begin

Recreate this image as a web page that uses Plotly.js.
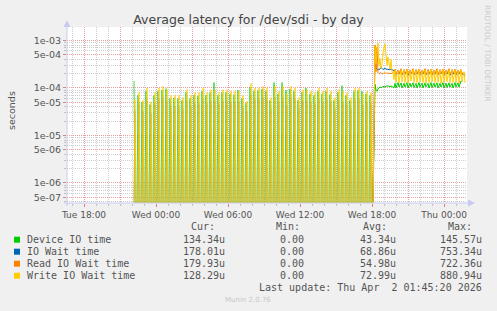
<!DOCTYPE html>
<html>
<head>
<meta charset="utf-8">
<script src="https://cdn.plot.ly/plotly-3.0.1.min.js"></script>
<style>html,body{margin:0;padding:0;background:#F0F0F0;}#chart{width:497px;height:311px;}</style>
</head>
<body>
<div id="chart"></div>
<script>
// ---------------- DATA (values in microseconds) ----------------
const seriesNames = ["Device IO time", "IO Wait time", "Read IO Wait time", "Write IO Wait time"];
const seriesColors = ["#00CC00", "#0066B3", "#FF8000", "#FFCC00"];

// Spiky period: one reading per 20 min, every 5-min sample, zero between readings
const spikyStart = "2026-03-31T22:10:00";
const sampleMinutes = 5;
const spikeEvery = 4;            // samples per spike period
const spikePhase = [0, 1, 1, 1]; // sample within period where each series is non-zero

const devicePeaks = [140,70,50,85,45,70,85,90,97,60, 62,60,55,80,60,70,68,85,70,80,
                     130,70,80,80,75,72,90,60,48,105, 85,88,95,85,55,130,75,130,90,95,
                     85,55,80,100,75,70,85,75,85,72, 55,80,112,70,55,85,88,85,75,70];
const ioWaitPeaks = [35,50,33,60,30,48,60,65,55,42, 42,42,38,56,42,48,48,60,48,55,
                     55,48,55,55,52,52,52,42,32,74, 60,60,65,60,38,65,52,65,45,65,
                     60,38,55,55,52,48,60,52,60,52, 38,56,52,48,38,60,60,45,52,48];
const readPeaks   = [30,45,30,55,28,44,55,60,50,38, 38,38,34,50,38,44,44,55,44,50,
                     50,44,50,50,47,47,47,38,29,68, 55,55,60,55,34,60,47,60,40,60,
                     55,34,50,50,47,44,55,47,55,47, 34,50,47,44,34,55,55,40,47,44];
const writePeaks  = [57,80,55,100,51,80,100,109,92,70, 70,70,63,93,70,80,80,100,80,92,
                     92,80,92,92,86,86,86,70,53,124, 100,100,109,100,63,109,86,109,75,109,
                     100,63,92,92,86,80,100,86,100,86, 63,93,86,80,63,100,100,75,86,80];

// Continuous period, every 5 minutes
const steadyStart = "2026-04-01T18:15:00";
const deviceSteady = [120,90,85,95,100,105,100,105,108,106,104,110,112,110,108,105,110,108,104,100,
  125,100,115,130,105,118,128,100,112,125,104,120,130,100,115,126,105,118,128,102,112,125,100,120,
  130,104,115,126,100,118,128,105,112,125,100,120,130,102,115,126,104,118,128,100,112,125,105,120,
  130,100,115,126,102,118,128,104,112,125,100,120,130,105,115,128,104,118,140,134];
const ioWaitSteady = [750,260,250,240,245,250,270,255,245,250,260,250,245,250,240,245,250,240,235,230,
  230,190,205,225,195,210,235,190,200,230,195,210,230,185,205,225,200,210,235,190,200,230,195,210,
  230,190,205,225,195,210,235,190,200,230,195,210,230,190,205,225,195,210,235,190,200,230,200,210,
  230,190,205,225,195,210,235,185,200,230,195,210,230,190,205,225,195,210,230,190,200,190,178];
const readSteady = [800,220,720,210,200,205,210,200,200,210,205,200,210,200,205,200,200,205,210,220,
  250,195,215,240,200,220,255,195,210,245,200,220,250,190,215,240,205,220,255,195,210,245,200,220,
  250,195,215,240,200,220,255,195,210,245,200,220,250,190,215,240,200,220,255,190,210,245,200,220,
  250,195,215,240,200,220,255,195,210,245,205,220,250,195,215,240,200,220,245,195,210,200,180];
const writeSteady = [750,320,500,880,300,420,260,300,550,780,850,500,300,450,350,250,400,220,200,150,
  240,130,190,230,130,200,240,135,180,235,130,210,240,125,190,230,140,200,245,130,180,230,130,210,
  240,135,190,235,130,200,240,125,185,230,130,210,245,135,190,230,130,200,240,130,180,235,125,210,
  240,130,190,230,135,200,240,130,185,235,130,210,240,130,190,230,125,200,240,135,180,220,128];

// Legend figures
const legendCur = ["134.34u", "178.01u", "179.93u", "128.29u"];
const legendMin = ["0.00", "0.00", "0.00", "0.00"];
const legendAvg = ["43.34u", "68.86u", "54.98u", "72.99u"];
const legendMax = ["145.57u", "753.34u", "722.36u", "880.94u"];
const lastUpdate = "Last update: Thu Apr  2 01:45:20 2026";

// Axes
const xStart = "2026-03-31 16:35:00", xEnd = "2026-04-02 01:55:00";
const xTickVals = ["2026-03-31 18:00","2026-03-31 21:00","2026-04-01 00:00","2026-04-01 03:00",
  "2026-04-01 06:00","2026-04-01 09:00","2026-04-01 12:00","2026-04-01 15:00","2026-04-01 18:00",
  "2026-04-01 21:00","2026-04-02 00:00"];
const xTickText = ["Tue 18:00","","Wed 00:00","","Wed 06:00","","Wed 12:00","","Wed 18:00","","Thu 00:00"];
const yTickVals = [1e-3, 5e-4, 1e-4, 5e-5, 1e-5, 5e-6, 1e-6, 5e-7];
const yTickText = ["1e-03","5e-04","1e-04","5e-05","1e-05","5e-06","1e-06","5e-07"];
const yLogRange = [-6.4217, -2.7175];

// ---------------- BUILD ----------------
function fmt(ms){ return new Date(ms).toISOString().slice(0,19).replace('T',' '); }
function parseUTC(s){ return Date.parse(s + "Z"); }
const yFloor = Math.pow(10, yLogRange[0]);
function toSeconds(v){ return v > 0 ? v * 1e-6 : yFloor; }

const peaksList = [devicePeaks, ioWaitPeaks, readPeaks, writePeaks];
const steadyList = [deviceSteady, ioWaitSteady, readSteady, writeSteady];
// rendering style of the spiky part (thin, partly see-through, as the dense anti-aliased original)
const spikyWidth = [1, 0.8, 0.8, 0.8];
const spikyOpacity = [0.7, 0.35, 0.45, 1];

const traces = [];
seriesNames.forEach((name, s) => {
  const xs = [], ys = [];
  const t0 = parseUTC(spikyStart);
  const nSp = peaksList[s].length * spikeEvery;
  for (let i = 0; i < nSp; i++) {
    const v = (i % spikeEvery === spikePhase[s]) ? peaksList[s][Math.floor(i / spikeEvery)] : 0;
    xs.push(fmt(t0 + i * sampleMinutes * 60000));
    ys.push(toSeconds(v));
  }
  traces.push({x: xs, y: ys, type: 'scatter', mode: 'lines', name: name, opacity: spikyOpacity[s],
          line: {color: seriesColors[s], width: spikyWidth[s]}, hoverinfo: 'skip'});
});
seriesNames.forEach((name, s) => {
  const xs = [], ys = [];
  const t0 = parseUTC(spikyStart);
  const nSp = peaksList[s].length * spikeEvery;
  xs.push(fmt(t0 + (nSp - 1) * sampleMinutes * 60000));
  ys.push(toSeconds(0));
  const t1 = parseUTC(steadyStart);
  steadyList[s].forEach((v, i) => {
    xs.push(fmt(t1 + i * sampleMinutes * 60000));
    ys.push(toSeconds(v));
  });
  traces.push({x: xs, y: ys, type: 'scatter', mode: 'lines', name: name,
          line: {color: seriesColors[s], width: 1}, hoverinfo: 'skip'});
});

// minor grid values
const yMinor = [];
for (let e = -7; e <= -3; e++) {
  [2,3,4,6,7,8,9].forEach(m => yMinor.push(m * Math.pow(10, e)));
}
const xMinor = [];
{
  const a = parseUTC("2026-03-31T17:00:00");
  for (let h = 0; h <= 32; h++) xMinor.push(fmt(a + h * 3600000));
}

// pixel helpers for decorations (plot area: x 67..467, y 27..203)
const L = 67, T = 27, W = 400, H = 176;
const px = p => (p - L) / W;
const py = p => (T + H - p) / H;

const axisCol = "#C6CAF2";
const textCol = "#555555";
const mono = "DejaVu Sans Mono, monospace";

const annotations = [];
const shapes = [];
shapes.push({type:'line', xref:'paper', yref:'paper', x0:px(67), x1:px(67), y0:py(206), y1:py(22), line:{color:axisCol, width:1}});
shapes.push({type:'line', xref:'paper', yref:'paper', x0:px(64), x1:px(470), y0:py(203), y1:py(203), line:{color:axisCol, width:1}});
shapes.push({type:'path', xref:'paper', yref:'paper', fillcolor:axisCol, line:{width:0},
  path:`M ${px(63.5)} ${py(27)} L ${px(70.5)} ${py(27)} L ${px(67)} ${py(20)} Z`});
shapes.push({type:'path', xref:'paper', yref:'paper', fillcolor:axisCol, line:{width:0},
  path:`M ${px(468)} ${py(199.5)} L ${px(468)} ${py(206.5)} L ${px(475)} ${py(203)} Z`});

const rowY = [239.7, 251.7, 263.7, 275.7];
const headers = [["Cur:",190],["Min:",275],["Avg:",362],["Max:",447]];
headers.forEach(h => annotations.push({xref:'paper', yref:'paper', x:px(h[1]), y:py(227), text:h[0],
  showarrow:false, xanchor:'left', yanchor:'middle', borderpad:0, font:{family:mono, size:10, color:textCol}}));
const colRight = [225.5, 305, 397, 482.5];
const cols = [legendCur, legendMin, legendAvg, legendMax];
seriesNames.forEach((n, i) => {
  shapes.push({type:'rect', xref:'paper', yref:'paper', x0:px(14), x1:px(20), y0:py(rowY[i]+3), y1:py(rowY[i]-3),
    fillcolor:seriesColors[i], line:{width:0}});
  annotations.push({xref:'paper', yref:'paper', x:px(26), y:py(rowY[i]), text:n, showarrow:false,
    xanchor:'left', yanchor:'middle', borderpad:0, font:{family:mono, size:10, color:textCol}});
  cols.forEach((c, j) => annotations.push({xref:'paper', yref:'paper', x:px(colRight[j]), y:py(rowY[i]), text:c[i],
    showarrow:false, xanchor:'right', yanchor:'middle', borderpad:0, font:{family:mono, size:10, color:textCol}}));
});
annotations.push({xref:'paper', yref:'paper', x:px(482.5), y:py(287.7), text:lastUpdate.replace(/  /g,' &nbsp;'),
  showarrow:false, xanchor:'right', yanchor:'middle', borderpad:0, font:{family:mono, size:10, color:textCol}});
annotations.push({xref:'paper', yref:'paper', x:px(248), y:py(300), text:"Munin 2.0.76",
  showarrow:false, xanchor:'center', yanchor:'middle', borderpad:0, font:{family:"DejaVu Sans", size:7, color:"#C8C8C8"}});
annotations.push({xref:'paper', yref:'paper', x:px(487.5), y:py(53.5), text:"RRDTOOL / TOBI OETIKER", textangle:90,
  showarrow:false, xanchor:'center', yanchor:'middle', borderpad:0, font:{family:"DejaVu Sans", size:7.5, color:"#CCCCCC"}});
annotations.push({xref:'paper', yref:'paper', x:px(11), y:py(110), text:"seconds", textangle:-90,
  showarrow:false, xanchor:'center', yanchor:'middle', borderpad:0, font:{family:"DejaVu Sans", size:9.5, color:textCol}});

const layout = {
  width: 497, height: 311,
  margin: {l: L, r: 497 - L - W, t: T, b: 311 - T - H, pad: 0},
  paper_bgcolor: "#F0F0F0", plot_bgcolor: "#FFFFFF",
  showlegend: false,
  title: {text: "Average latency for /dev/sdi - by day", x: 0.5, xref: 'container', y: 1 - 19.5/311, yref: 'container',
          xanchor: 'center', yanchor: 'middle', font: {family: "DejaVu Sans", size: 12.5, color: "#444444"}},
  xaxis: {type: 'date', range: [xStart, xEnd], tickmode: 'array', tickvals: xTickVals, ticktext: xTickText,
          showgrid: true, gridcolor: "#E8A0A0", griddash: "1px,1px", gridwidth: 1,
          ticks: 'outside', ticklen: 3, tickcolor: "#E08080", tickwidth: 1,
          minor: {tickvals: xMinor, showgrid: true, gridcolor: "#CFCFCF", griddash: "1px,1px", ticks: 'outside', ticklen: 2, tickcolor: "#C0C0C0"},
          showline: false, zeroline: false, fixedrange: true,
          tickfont: {family: "DejaVu Sans", size: 9, color: textCol}},
  yaxis: {type: 'log', range: yLogRange, tickmode: 'array', tickvals: yTickVals, ticktext: yTickText,
          showgrid: true, gridcolor: "#E8A0A0", griddash: "1px,1px", gridwidth: 1,
          ticks: 'outside', ticklen: 3, tickcolor: "#E08080",
          minor: {tickvals: yMinor, showgrid: true, gridcolor: "#CFCFCF", griddash: "1px,1px", ticks: 'outside', ticklen: 2, tickcolor: "#C0C0C0"},
          showline: false, zeroline: false, fixedrange: true,
          tickfont: {family: "DejaVu Sans", size: 9.5, color: textCol}},
  shapes: shapes,
  annotations: annotations
};

Plotly.newPlot('chart', traces, layout, {staticPlot: true, displayModeBar: false});
</script>
</body>
</html>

end

> _EXERCISE AIM_:
Quote, exactly and only, the lines from the first line of the data above through the line containing "const spikePhase = [0, 1, 1, 1];". The pictures do not belong in it.

> _EXPECTED OUTPUT_:
Recreate this image as a web page that uses Plotly.js.
<!DOCTYPE html>
<html>
<head>
<meta charset="utf-8">
<script src="https://cdn.plot.ly/plotly-3.0.1.min.js"></script>
<style>html,body{margin:0;padding:0;background:#F0F0F0;}#chart{width:497px;height:311px;}</style>
</head>
<body>
<div id="chart"></div>
<script>
// ---------------- DATA (values in microseconds) ----------------
const seriesNames = ["Device IO time", "IO Wait time", "Read IO Wait time", "Write IO Wait time"];
const seriesColors = ["#00CC00", "#0066B3", "#FF8000", "#FFCC00"];

// Spiky period: one reading per 20 min, every 5-min sample, zero between readings
const spikyStart = "2026-03-31T22:10:00";
const sampleMinutes = 5;
const spikeEvery = 4;            // samples per spike period
const spikePhase = [0, 1, 1, 1]; // sample within period where each series is non-zero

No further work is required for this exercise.